“That’s always been an issue within organizations,” Strauss says. “They don’t continue to invest over time in understanding the systems that they have and how to leverage them better. If they did that, they would be more efficient.”
2. Cloud Computing
With cloud computing, a portion of a company’s computer hardware, operating systems, and software are not held on site, but are accessed through the Internet. (Read “In the Cloud” on page 76 to get the full story on cloud computing.) Companies subscribe to cloud computing services in order to access common business applications via a Web browser.

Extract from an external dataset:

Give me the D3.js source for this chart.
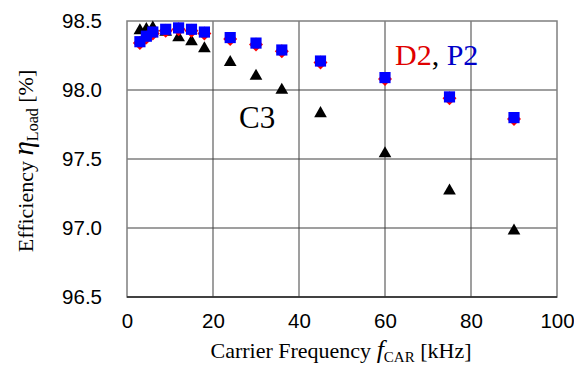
<!DOCTYPE html>
<html>
<head>
<meta charset="utf-8">
<script src="https://cdn.jsdelivr.net/npm/d3@7"></script>
<style>
  body { margin: 0; background: #fff; }
  svg { display: block; }
</style>
</head>
<body>
<svg id="graph" width="574" height="367"></svg>
<script>
// carrier frequency [kHz]
const freqs = [3, 4.5, 6, 9, 12, 15, 18, 24, 30, 36, 45, 60, 75, 90];
// efficiency [%]
const effD2 = [98.34, 98.38, 98.41, 98.43, 98.44, 98.43, 98.41, 98.37, 98.33, 98.28, 98.20, 98.08, 97.94, 97.79];
const effP2 = [98.35, 98.39, 98.42, 98.44, 98.45, 98.44, 98.42, 98.38, 98.34, 98.29, 98.21, 98.09, 97.95, 97.80];
const effC3 = [98.43, 98.44, 98.45, 98.42, 98.38, 98.35, 98.30, 98.20, 98.10, 98.00, 97.83, 97.54, 97.27, 96.98];
const xTicks = [0, 20, 40, 60, 80, 100];
const yTicks = [96.5, 97.0, 97.5, 98.0, 98.5];

let svg = d3.select("#graph");

let pxL = 127, pxR = 557, pxT = 21, pxB = 297;

let scX = d3.scaleLinear().domain([0, 100]).range([pxL, pxR]);
let scY = d3.scaleLinear().domain([96.5, 98.5]).range([pxB, pxT]);

// grid
let grid = svg.append("g");
grid.selectAll("line.v")
    .data(xTicks.slice(1, -1))
    .enter()
    .append("line")
    .attr("x1", (d) => scX(d)).attr("x2", (d) => scX(d))
    .attr("y1", pxT).attr("y2", pxB)
    .attr("stroke", "#7f7f7f").attr("stroke-width", 1.5);
grid.selectAll("line.h")
    .data(yTicks.slice(1, -1))
    .enter()
    .append("line")
    .attr("x1", pxL).attr("x2", pxR)
    .attr("y1", (d) => scY(d)).attr("y2", (d) => scY(d))
    .attr("stroke", "#404040").attr("stroke-width", 1.2);

svg.append("rect")
    .attr("x", pxL).attr("y", pxT)
    .attr("width", pxR - pxL).attr("height", pxB - pxT)
    .attr("fill", "none").attr("stroke", "#7f7f7f").attr("stroke-width", 1.5);
svg.append("line")
    .attr("x1", pxL).attr("x2", pxR).attr("y1", pxB).attr("y2", pxB)
    .attr("stroke", "#222").attr("stroke-width", 1.5);

// axes
let axX = d3.axisBottom(scX).tickValues(xTicks).tickSize(0).tickFormat(d3.format("d"));
let gx = svg.append("g").attr("transform", "translate(0," + pxB + ")").call(axX);
let axY = d3.axisLeft(scY).tickValues(yTicks).tickSize(0).tickPadding(25).tickFormat(d3.format(".1f"));
let gy = svg.append("g").attr("transform", "translate(" + pxL + ",0)").call(axY);
[gx, gy].forEach((g) => {
    g.select(".domain").remove();
    g.selectAll("text")
        .attr("font-family", "Liberation Sans, Arial, sans-serif")
        .attr("font-size", 20.5)
        .attr("fill", "#000");
});
gx.selectAll("text").attr("dy", "0.71em").attr("y", 16);

// series
let pts = function (vals) {
    return freqs.map((f, i) => ({ f: f, v: vals[i] }));
};

let sym = function (type, size) {
    return d3.symbol().type(type).size(size)();
};

let gC3 = svg.append("g");
gC3.selectAll("path")
    .data(pts(effC3))
    .enter()
    .append("path")
    .attr("d", sym(d3.symbolTriangle, 70))
    .attr("transform", (d) => "translate(" + scX(d.f) + "," + scY(d.v) + ")")
    .attr("fill", "#000");

let gD2 = svg.append("g");
gD2.selectAll("path")
    .data(pts(effD2))
    .enter()
    .append("path")
    .attr("d", sym(d3.symbolSquare, 98))
    .attr("transform", (d) => "translate(" + scX(d.f) + "," + scY(d.v) + ") rotate(45)")
    .attr("fill", "#ff0000");

let gP2 = svg.append("g");
gP2.selectAll("path")
    .data(pts(effP2))
    .enter()
    .append("path")
    .attr("d", sym(d3.symbolSquare, 125))
    .attr("transform", (d) => "translate(" + scX(d.f) + "," + scY(d.v) + ")")
    .attr("fill", "#0000ff");

// labels
let serif = "Liberation Serif, Times New Roman, serif";
let lbl = svg.append("text")
    .attr("x", 395).attr("y", 65)
    .attr("font-family", serif).attr("font-size", 30);
lbl.append("tspan").attr("fill", "#e00000").text("D2");
lbl.append("tspan").attr("fill", "#000").text(", ");
lbl.append("tspan").attr("fill", "#0000c8").text("P2");

svg.append("text")
    .attr("x", 239).attr("y", 128)
    .attr("font-family", serif).attr("font-size", 31)
    .attr("fill", "#000")
    .text("C3");

// axis titles
let xt = svg.append("text")
    .attr("x", 341).attr("y", 358)
    .attr("text-anchor", "middle")
    .attr("font-family", serif).attr("font-size", 22);
xt.append("tspan").text("Carrier Frequency ");
xt.append("tspan").attr("font-style", "italic").attr("font-size", 26).text("f");
xt.append("tspan").attr("font-size", 15).attr("dy", 4).text("CAR");
xt.append("tspan").attr("dy", -4).text(" [kHz]");

let yt = svg.append("text")
    .attr("transform", "translate(33,161) rotate(-90)")
    .attr("text-anchor", "middle")
    .attr("font-family", serif).attr("font-size", 22);
yt.append("tspan").text("Efficiency ");
yt.append("tspan").attr("font-style", "italic").attr("font-size", 29).text("η");
yt.append("tspan").attr("font-size", 16).attr("dy", 5).text("Load");
yt.append("tspan").attr("dy", -5).text(" [%]");
</script>
</body>
</html>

The software and data for the applications are stored on the provider’s servers, wherever it is most efficient to keep them, and are accessed dynamically as needed.
Subscribing companies have at their disposal all the power of the provider’s data centers. Many experts feel that cloud computing is especially appropriate for large but infrequent tasks that would require businesses to invest in infrastructure that they otherwise wouldn’t need, but cloud computing can be used for everyday tasks as well.
Cloud computing rejiggers budgets in a dramatic way, O’Konski says. “You also reduce other costs that aren’t inherently within IT, like facility costs—power, cooling, heating, space leasing, and so on,” he explains. “The cost equation for IT doesn’t necessarily have to come directly out of an IT budget. It can come out of other budgets, from a facilities perspective.” And when it’s time to grow again, the business can grow virtually instead of physically.
3. Removing Redundancy
Most of the files a company stores contain chunks of data that are identical to data in other files—think of e-mail file attachments, or forms that all contain the same fields. The identical portions are stored over and over, as part of the files that contain them. But through a process called data deduplication, the identical portions can be referenced instead of repeated, saving massive amounts of space and vastly reducing backup time.
How big an impact can this have? Companies are in the habit of generating data at a stunning rate. They buy more and more storage to accommodate their corporate networks and their data. With deduplication, they can reduce costs and avoid new purchases.
“It can reduce the amount of data you have to back up anywhere from 20 to 80 percent, because this technology recognizes that a lot of these files look the same,” O’Konski says. “It doesn’t need to back up the bit or block the same way over and over again.”